Published July 2, 1997 7:00PM (EDT)

don't let the few geezers thrown in for good measure fool you -- this record is a bald attempt not only to promote a movie, but to hard-sell electronica. Just when you thought you'd heard enough about the next big thing, right? Still, we all know nothing's truly big until Hollywood gets hold of it and swings it by the tail till it's dead. Of course, the key in these post-Nirvana times is to separate the hype from the hope. And you just gotta love some of the offerings on this exception that proves the rule, the one that says soundtracks are generally as unremarkable as the movies they cross-market.

Orbital's "The Saint Theme" alone is worth the price of admission and the CD combined. Phil and Paul Hartnoll have the chops and the record collection for all the crunch-rock cred of their overexposed peers, the Chemical Brothers. Despite the fact that they're sounding cleaner than Walter ("Switched On Bach") Carlos these days, Orbital's instinct for chest-palpitating power is straight out of the dictionary's entry for "hard-core punk." If Orbital's not a big enough brand name for you, fear not; the Chems themselves are here too, weighing in (somewhat predictably) with their now-seminal crossover hit "Setting Sun." Moby, Fluke and Underworld insure that the balance of this disk is given over to the millennial delights of edgy electronica.

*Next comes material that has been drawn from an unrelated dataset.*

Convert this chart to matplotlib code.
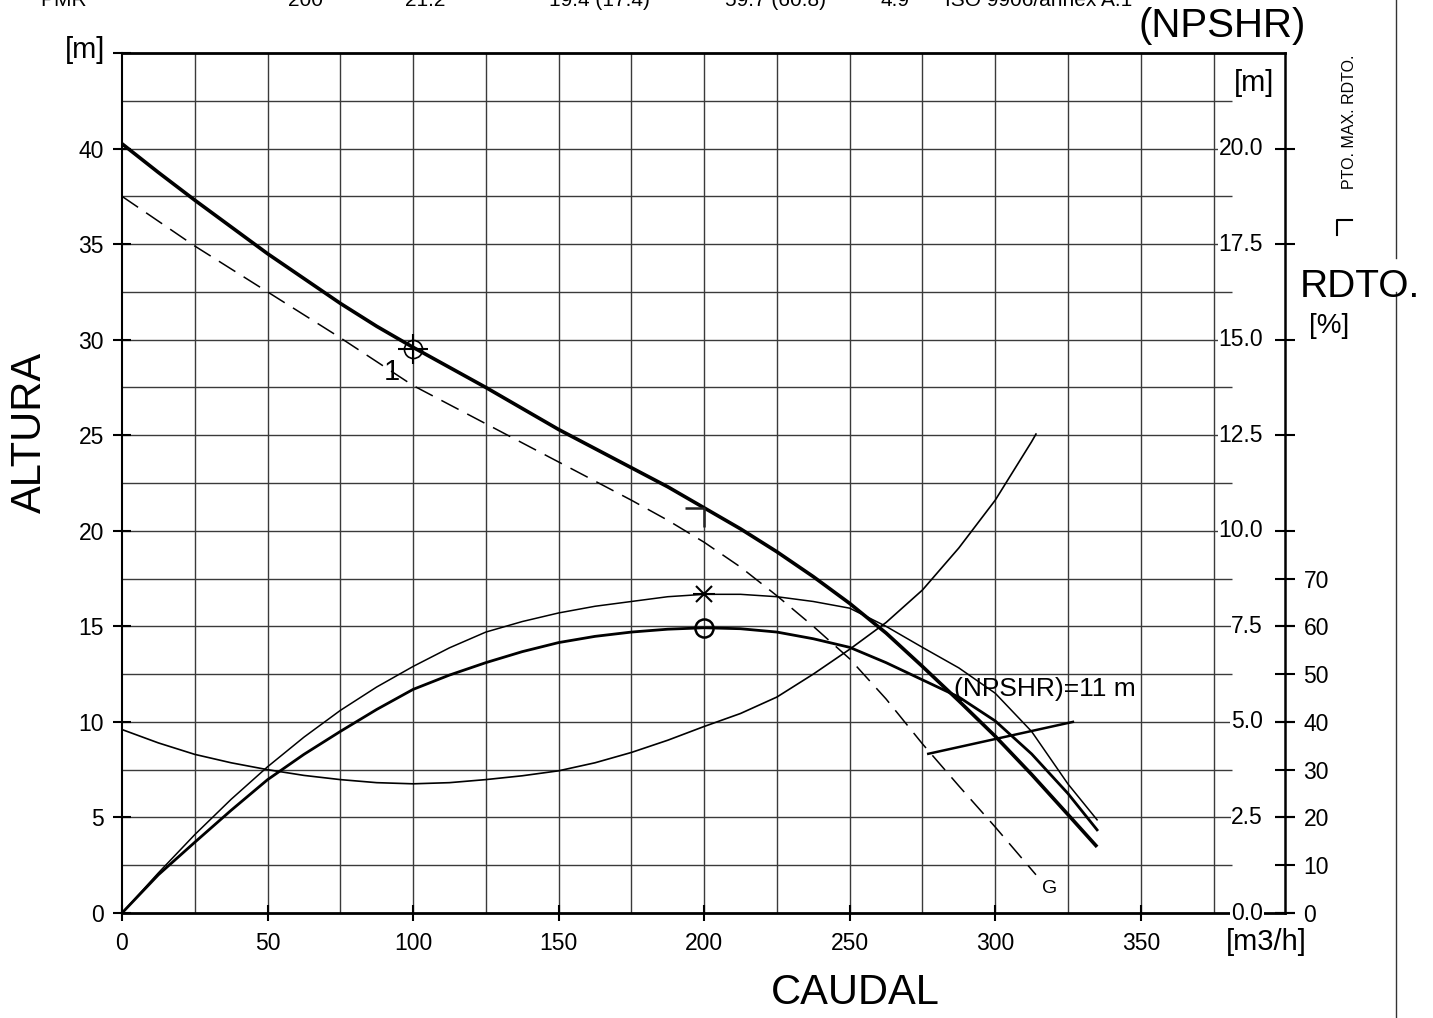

Then there are the geezers sneaking into the rave, looking kinda funny in the rented duds. Duran Duran makes an underwhelming return with "Out of My Mind" and David Bowie tosses off his version of a different movie altogether, "Dead Man Walking." Add a couple negligible gestures by second-string bands (Everything But the Girl, Luscious Jackson) and weak cuts by otherwise promising new acts (Daft Punk, Sneaker Pimps) and you realize there's only so much super-sexy electronica to go around. The real question is why it's taken so long, in a world where artificial flavors and cybersex are undoubtedly better than the real thing, to synthesize the fist-pumping, ass-shaking power of rock 'n' roll in such a limited run? Anyway, here's proof of the concept, if you insist on such formalities.


By Hans Eisenbeis

Hans Eisenbeis is the editor of Request Line magazine.